Gelukkig zijn er nog een paar internetvriendjes die je kunnen wijzen op albums waar jezelf nog nooit van gehoord hebt. Natuurlijk, de naam Green Carnation is ook voor mij geen onbekende, al is de band inmiddels ontbonden. Toen ik in de rijke database van Progwereld keek, ontbrak dit album in de recensies, dat kan ik natuurlijk niet zo laten.

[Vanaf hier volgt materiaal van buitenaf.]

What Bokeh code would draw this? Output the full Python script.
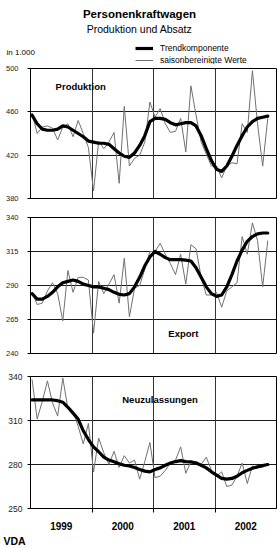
import numpy as np
from bokeh.plotting import figure
from bokeh.models import (Range1d, FixedTicker, Grid, LinearAxis, Label,
                          Legend, LegendItem, Title)
from bokeh.layouts import column
from bokeh.embed import file_html
from bokeh.resources import INLINE

# ---------------- data (monthly, Jan 1999 .. Nov 2002, in 1.000) ----------------
years = ["1999", "2000", "2001", "2002"]

prod_raw = [459, 440, 446, 447, 445, 434, 446, 449, 437, 452, 440, 427,
            387, 433, 426, 432, 441, 394, 465, 410, 417, 420, 432, 469,
            455, 463, 449, 441, 442, 454, 423, 484, 457, 432, 421, 410,
            410, 399, 410, 413, 412, 449, 441, 498, 449, 410, 454]
prod_trend = [457, 449, 444, 443, 443, 444, 447, 446, 443, 440, 437, 433,
              432, 431, 431, 430, 426, 422, 419, 418, 422, 429, 438, 451,
              454, 454, 453, 450, 448, 449, 450, 450, 447, 438, 426, 415,
              407, 405, 410, 419, 429, 438, 446, 451, 454, 455, 456]

exp_raw = [285, 276, 277, 286, 292, 284, 264, 301, 285, 296, 296, 294,
           255, 293, 284, 291, 298, 277, 310, 267, 288, 290, 302, 315,
           315, 321, 313, 306, 298, 313, 291, 320, 317, 296, 283, 283,
           285, 274, 286, 289, 292, 326, 313, 336, 323, 289, 323]
exp_trend = [284, 280, 280, 282, 285, 289, 292, 293, 294, 293, 291, 290,
             289, 289, 288, 287, 285, 283.5, 283, 284, 289, 296, 304.5, 311,
             315, 313, 310.5, 309, 309, 309, 308.6, 308, 303, 296, 289, 284,
             282, 283, 289, 298, 308, 316, 322.5, 326, 328, 328.6, 328.6]

neu_raw = [338, 311, 323, 337, 322, 313, 339, 318, 316, 306, 294, 308,
           275, 298, 288, 280, 289, 278, 286, 281, 283, 270, 282, 295,
           271, 272, 276, 281, 283, 292, 274, 282, 282, 280, 285, 276,
           272, 275, 265, 266, 272, 281, 267, 279, 278, 278, 280]
neu_trend = [324, 324, 324, 324, 324, 323.5, 322.5, 319, 315, 311, 303, 297,
             292, 288.7, 285, 283, 281.8, 280.5, 279.5, 279, 278, 276.6, 275.5, 275,
             276.6, 277.7, 279.5, 281, 282, 282.6, 282, 281.8, 281, 279.5, 277.7, 275,
             272.8, 270.5, 270, 270.5, 272, 274.4, 276, 277.4, 278.4, 279.3, 280]

prod_ticks = [380, 420, 460, 500]
exp_ticks = [240, 265, 290, 315, 340]
neu_ticks = [250, 280, 310, 340]

# month index (0 = Jan 1999), points plotted early in each month
months = np.arange(len(prod_raw)) + 0.3

FONT = "Liberation Sans"
W = 280
RAW_COLOR = "#707070"
GRID_COLOR = "#1a1a1a"


def panel(height, b_top, b_bottom, yr, yticks, raw, trend, name, nx, ny,
          tick_size, standoff):
    p = figure(width=W, height=height, x_range=Range1d(0, 48),
               y_range=Range1d(*yr), x_axis_type=None, title=None,
               output_backend="svg", toolbar_location=None,
               min_border_left=30, min_border_right=4,
               min_border_top=b_top, min_border_bottom=b_bottom)
    p.outline_line_color = "black"
    p.outline_line_width = 1
    p.background_fill_color = "white"
    p.border_fill_color = "white"
    yt = FixedTicker(ticks=yticks)
    p.yaxis.ticker = yt
    p.ygrid.ticker = yt
    p.ygrid.grid_line_color = GRID_COLOR
    p.ygrid.grid_line_width = 1
    p.yaxis.major_tick_out = 3
    p.yaxis.major_tick_in = 0
    p.yaxis.minor_tick_line_color = None
    p.yaxis.axis_line_color = "black"
    p.yaxis.major_tick_line_color = "black"
    p.yaxis.major_label_standoff = standoff
    p.yaxis.major_label_text_font = FONT
    p.yaxis.major_label_text_font_size = tick_size
    p.yaxis.major_label_text_color = "#222222"
    p.add_layout(Grid(dimension=0, ticker=FixedTicker(ticks=[12, 24, 36]),
                      grid_line_color="#333333", grid_line_width=1))
    p.line(months, raw, line_color=RAW_COLOR, line_width=1)
    p.line(months, trend, line_color="black", line_width=3.2,
           line_join="round", line_cap="round")
    p.add_layout(Label(x=nx, y=ny, text=name, text_font=FONT,
                       text_font_size="9.5px", text_font_style="bold",
                       text_baseline="middle", text_align="left",
                       text_color="black"))
    return p


# ---------------- header ----------------
h = figure(width=W, height=64, x_range=Range1d(0, 280), y_range=Range1d(64, 0),
           x_axis_type=None, y_axis_type=None, title=None,
           output_backend="svg", toolbar_location=None,
           min_border=0, outline_line_color=None)
h.xgrid.visible = False
h.ygrid.visible = False
h.add_layout(Label(x=139, y=13, text="Personenkraftwagen", text_font=FONT,
                   text_font_size="11.5px", text_font_style="bold",
                   text_align="center", text_baseline="middle",
                   text_color="black"))
h.add_layout(Label(x=139, y=28, text="Produktion und Absatz", text_font=FONT,
                   text_font_size="10.5px", text_align="center",
                   text_baseline="middle", text_color="black"))
h.add_layout(Label(x=6, y=52, text="in 1.000", text_font=FONT,
                   text_font_size="8px", text_align="left",
                   text_baseline="middle", text_color="black"))
# legend entries (renderers hidden; the header only carries the legend)
r_trend = h.line(months, prod_trend, line_color="black", line_width=3.2, visible=False)
r_raw = h.line(months, prod_raw, line_color=RAW_COLOR, line_width=1, visible=False)
leg = Legend(items=[LegendItem(label="Trendkomponente", renderers=[r_trend]),
                    LegendItem(label="saisonbereinigte Werte", renderers=[r_raw])],
             location=(135, -2), orientation="vertical",
             border_line_color=None, background_fill_alpha=0,
             inactive_fill_alpha=0,
             padding=0, margin=0, spacing=0, label_height=12, glyph_height=12,
             glyph_width=18, label_standoff=7,
             label_text_font=FONT, label_text_font_size="8.5px",
             label_text_color="black",
             label_text_baseline="middle")
h.add_layout(leg)

# ---------------- panels ----------------
p1 = panel(143, 4, 9, (380, 500), prod_ticks, prod_raw, prod_trend,
           "Produktion", 4.9, 483.4, "7.5px", 9)
p2 = panel(155, 10, 9, (240, 340), exp_ticks, exp_raw, exp_trend,
           "Export", 26.9, 254.7, "7.5px", 9)
p3 = panel(186, 14, 40, (250, 340), neu_ticks, neu_raw, neu_trend,
           "Neuzulassungen", 17.9, 324.3, "8.5px", 5)

xax = LinearAxis(ticker=FixedTicker(ticks=[6, 18, 30, 42], minor_ticks=[12, 24, 36]),
                 major_label_overrides={6: years[0], 18: years[1], 30: years[2], 42: years[3]},
                 major_tick_out=0, major_tick_in=0,
                 minor_tick_out=4, minor_tick_in=0,
                 minor_tick_line_color="black",
                 axis_line_color="black",
                 major_label_standoff=9,
                 major_label_text_font=FONT, major_label_text_font_size="10px",
                 major_label_text_font_style="bold", major_label_text_color="black")
p3.add_layout(xax, "below")
p3.add_layout(Title(text="VDA", align="left", offset=-27, standoff=0,
                    text_line_height=0.6,
                    text_font=FONT, text_font_size="10.5px",
                    text_font_style="bold", text_color="black"), "below")

layout = column(h, column(p1, p2, p3, spacing=0), spacing=0)
open("out.html", "w").write(file_html(layout, INLINE))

Eigenlijk wil ik geen vergelijkingen met andere bands maken, maar om je als lezer een beetje tegemoet te komen zal ik een paar namen noemen. In de basis ligt er een stevig stuk doom metal, maar met een vette knipoog naar progressieve rock zoals we die bijvoorbeeld kennen van Anathema. Ook een vergelijking met Agalloch is in mijn optiek niet ongegrond, aangezien er ook wat sporen te vinden zijn die in de verte doen denken aan de Amerikaanse band. Zo hier en daar kan je ook een vleugjes Pink Floyd en Therion horen.
Maar waar begin ik? Want dat is moeilijk uit te leggen op basis van één nummer. En daar zit een gedeelte van het geheim in. Je kan dit album eigenlijk niet wegleggen om vervolgens een dag later de rest te beluisteren. Dan doe je dit album echt tekort. De hele song gaat van zware gitaarriffs naar rustige akoestische stukken met behoud van prima vocale inbreng van zanger Nordhus. Ook de spaarzame grunts kunnen mij in dit geval charmeren. Alles is keurig geïntegreerd en verwerkt in een homogene massa. Je zult verast staan hoe een Hammond orgel in het geheel klinkt, maar ook strijkers geven het geheel een apart sausje. Dit schrijvende vraag ik me af of ik de cd daarmee recht doe? Nee, want ik ben ervan overtuigd dat liefhebbers van de verschillende stromingen binnen de progressieve rock hiermee uit de voeten kunnen. Het gaat namelijk nergens over de top, en precies op het moment dat je denkt dat een passage te lang duurt, stapt de band geraffineerd over op een ander geluid. Alles blijft ook verbazingwekkend melodieus.
Een rustpuntje (of anders gezegd een opzienbarende omschakeling in minuut 32), is een stuk Oosters aandoend geluid. Een dame genaamd Synne Soprana zingt een onverklaarbare passage en duurt circa vijf minuten, begeleid door saxofoon, wat het geheel niet goed doet. Na haar bijdrage wordt je via de klanken van een akoestische gitaar weer diep terug gezogen in de schoonheid van de cd, met een gitaarsolo rond de 40ste minuut, waar je de vingers bij aflikt. Nee, je eet ze er bij op!
En dan de poëzie. Huh? Poëzie? Ja, want onder dit brute geweld zit een verbazingwekkend mooie tekst verscholen waar de liefhebber van dichten nog een puntje aan kan zuigen. Zonder veel te verklappen is het absoluut de moeite waard om eens de teksten door te nemen.
I saw the unseen
I heard the unheard
I rode the sky above the earth
I felt the breeze of the world
I walked along
I should have retrieved
What was real as a merry blue sky
Was long gone within of me
Dit is een origineel album, zelfs in de rijke historie van de progressieve muziek waar al veel uitgedacht lijkt te zijn. Een uur lang blijf je vanaf de eerste tot aan de laatste minuut geboeid luisteren, ondanks de vreemd aandoende tussenpose van vijf minuten. Aan het einde van deze enerverende trip kom ik nog tot drie woorden namelijk: de moeite waard!